▸ **GOAL**: Every line below that mentions the word "matplotlib" should be copied out.

▸ **DATASET EXCERPT**:
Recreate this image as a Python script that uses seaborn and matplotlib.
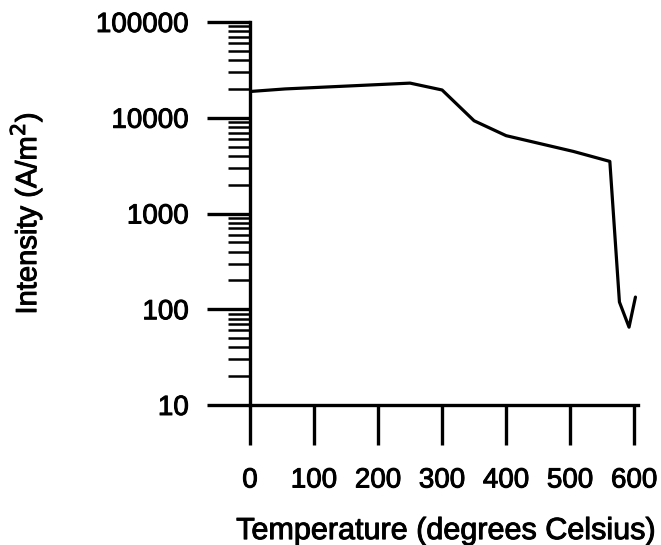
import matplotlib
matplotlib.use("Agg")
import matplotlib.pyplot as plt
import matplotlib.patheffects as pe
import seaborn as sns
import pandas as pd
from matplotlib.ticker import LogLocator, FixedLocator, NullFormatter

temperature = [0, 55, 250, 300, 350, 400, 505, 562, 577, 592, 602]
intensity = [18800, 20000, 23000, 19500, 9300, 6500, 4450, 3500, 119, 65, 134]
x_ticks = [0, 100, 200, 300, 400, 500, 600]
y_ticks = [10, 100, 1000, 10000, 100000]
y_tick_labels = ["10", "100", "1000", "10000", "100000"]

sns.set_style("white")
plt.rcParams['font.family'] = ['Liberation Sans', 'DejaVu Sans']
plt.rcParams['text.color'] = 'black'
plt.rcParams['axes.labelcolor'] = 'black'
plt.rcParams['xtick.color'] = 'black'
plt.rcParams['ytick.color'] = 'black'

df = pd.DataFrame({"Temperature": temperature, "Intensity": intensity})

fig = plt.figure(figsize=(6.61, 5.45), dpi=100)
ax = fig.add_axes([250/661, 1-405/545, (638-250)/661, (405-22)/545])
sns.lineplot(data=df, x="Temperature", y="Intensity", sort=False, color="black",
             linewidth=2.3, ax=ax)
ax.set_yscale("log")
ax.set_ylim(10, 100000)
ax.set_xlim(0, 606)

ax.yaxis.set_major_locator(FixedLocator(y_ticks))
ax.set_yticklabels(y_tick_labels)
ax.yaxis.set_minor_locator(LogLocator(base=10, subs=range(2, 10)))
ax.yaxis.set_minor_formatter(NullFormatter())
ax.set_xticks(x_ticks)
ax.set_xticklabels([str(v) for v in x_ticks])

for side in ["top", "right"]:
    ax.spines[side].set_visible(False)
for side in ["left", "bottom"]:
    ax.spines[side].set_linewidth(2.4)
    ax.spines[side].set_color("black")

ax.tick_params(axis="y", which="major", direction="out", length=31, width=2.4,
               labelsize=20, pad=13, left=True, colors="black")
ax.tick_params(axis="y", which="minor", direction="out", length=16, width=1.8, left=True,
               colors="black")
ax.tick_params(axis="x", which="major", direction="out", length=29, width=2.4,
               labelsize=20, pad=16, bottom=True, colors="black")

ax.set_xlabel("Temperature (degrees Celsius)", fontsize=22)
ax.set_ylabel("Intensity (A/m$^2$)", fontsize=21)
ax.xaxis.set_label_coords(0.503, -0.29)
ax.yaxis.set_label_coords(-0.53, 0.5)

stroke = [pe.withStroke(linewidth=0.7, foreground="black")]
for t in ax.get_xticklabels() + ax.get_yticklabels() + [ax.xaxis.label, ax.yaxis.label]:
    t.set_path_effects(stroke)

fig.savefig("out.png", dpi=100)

▸ **SOLUTION**:
Recreate this image as a Python script that uses seaborn and matplotlib.
import matplotlib
matplotlib.use("Agg")
import matplotlib.pyplot as plt
import matplotlib.patheffects as pe
from matplotlib.ticker import LogLocator, FixedLocator, NullFormatter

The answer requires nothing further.